== SOURCE MATERIAL ==

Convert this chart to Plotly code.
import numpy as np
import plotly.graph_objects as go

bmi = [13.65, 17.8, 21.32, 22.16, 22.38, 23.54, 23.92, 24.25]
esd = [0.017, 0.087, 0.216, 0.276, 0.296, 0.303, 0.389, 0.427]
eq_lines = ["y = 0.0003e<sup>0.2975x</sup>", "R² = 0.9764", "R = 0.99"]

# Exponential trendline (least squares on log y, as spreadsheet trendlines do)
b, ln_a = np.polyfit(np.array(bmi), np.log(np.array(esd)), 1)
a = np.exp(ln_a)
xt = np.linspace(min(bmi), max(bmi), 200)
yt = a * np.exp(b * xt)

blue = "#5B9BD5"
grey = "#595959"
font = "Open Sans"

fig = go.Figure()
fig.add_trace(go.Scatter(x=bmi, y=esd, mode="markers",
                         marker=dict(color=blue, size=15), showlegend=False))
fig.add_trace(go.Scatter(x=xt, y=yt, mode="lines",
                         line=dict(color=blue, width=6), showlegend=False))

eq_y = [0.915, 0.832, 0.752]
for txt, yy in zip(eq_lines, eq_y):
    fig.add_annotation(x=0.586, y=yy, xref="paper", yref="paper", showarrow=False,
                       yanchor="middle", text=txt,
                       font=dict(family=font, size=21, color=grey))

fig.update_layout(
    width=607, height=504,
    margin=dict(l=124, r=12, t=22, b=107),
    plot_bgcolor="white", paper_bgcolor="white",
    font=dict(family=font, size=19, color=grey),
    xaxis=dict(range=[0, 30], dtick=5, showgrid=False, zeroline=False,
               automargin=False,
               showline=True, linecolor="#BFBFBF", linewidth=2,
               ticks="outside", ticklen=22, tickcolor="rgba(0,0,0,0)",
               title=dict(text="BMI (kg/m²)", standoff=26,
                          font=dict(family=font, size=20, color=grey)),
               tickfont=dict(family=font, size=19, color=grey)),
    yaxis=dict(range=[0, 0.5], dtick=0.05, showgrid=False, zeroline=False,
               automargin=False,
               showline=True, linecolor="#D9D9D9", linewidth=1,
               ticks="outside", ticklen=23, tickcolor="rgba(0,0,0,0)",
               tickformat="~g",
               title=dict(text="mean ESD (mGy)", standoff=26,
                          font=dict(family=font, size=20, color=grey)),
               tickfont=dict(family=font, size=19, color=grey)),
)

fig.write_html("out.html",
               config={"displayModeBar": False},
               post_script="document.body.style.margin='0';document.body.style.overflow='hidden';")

===

● TASK TO COMPLETE: Type the whole listing again, unaltered.

● ANSWER BELOW:
Convert this chart to Plotly code.
import numpy as np
import plotly.graph_objects as go

bmi = [13.65, 17.8, 21.32, 22.16, 22.38, 23.54, 23.92, 24.25]
esd = [0.017, 0.087, 0.216, 0.276, 0.296, 0.303, 0.389, 0.427]
eq_lines = ["y = 0.0003e<sup>0.2975x</sup>", "R² = 0.9764", "R = 0.99"]

# Exponential trendline (least squares on log y, as spreadsheet trendlines do)
b, ln_a = np.polyfit(np.array(bmi), np.log(np.array(esd)), 1)
a = np.exp(ln_a)
xt = np.linspace(min(bmi), max(bmi), 200)
yt = a * np.exp(b * xt)

blue = "#5B9BD5"
grey = "#595959"
font = "Open Sans"

fig = go.Figure()
fig.add_trace(go.Scatter(x=bmi, y=esd, mode="markers",
                         marker=dict(color=blue, size=15), showlegend=False))
fig.add_trace(go.Scatter(x=xt, y=yt, mode="lines",
                         line=dict(color=blue, width=6), showlegend=False))

eq_y = [0.915, 0.832, 0.752]
for txt, yy in zip(eq_lines, eq_y):
    fig.add_annotation(x=0.586, y=yy, xref="paper", yref="paper", showarrow=False,
                       yanchor="middle", text=txt,
                       font=dict(family=font, size=21, color=grey))

fig.update_layout(
    width=607, height=504,
    margin=dict(l=124, r=12, t=22, b=107),
    plot_bgcolor="white", paper_bgcolor="white",
    font=dict(family=font, size=19, color=grey),
    xaxis=dict(range=[0, 30], dtick=5, showgrid=False, zeroline=False,
               automargin=False,
               showline=True, linecolor="#BFBFBF", linewidth=2,
               ticks="outside", ticklen=22, tickcolor="rgba(0,0,0,0)",
               title=dict(text="BMI (kg/m²)", standoff=26,
                          font=dict(family=font, size=20, color=grey)),
               tickfont=dict(family=font, size=19, color=grey)),
    yaxis=dict(range=[0, 0.5], dtick=0.05, showgrid=False, zeroline=False,
               automargin=False,
               showline=True, linecolor="#D9D9D9", linewidth=1,
               ticks="outside", ticklen=23, tickcolor="rgba(0,0,0,0)",
               tickformat="~g",
               title=dict(text="mean ESD (mGy)", standoff=26,
                          font=dict(family=font, size=20, color=grey)),
               tickfont=dict(family=font, size=19, color=grey)),
)

fig.write_html("out.html",
               config={"displayModeBar": False},
               post_script="document.body.style.margin='0';document.body.style.overflow='hidden';")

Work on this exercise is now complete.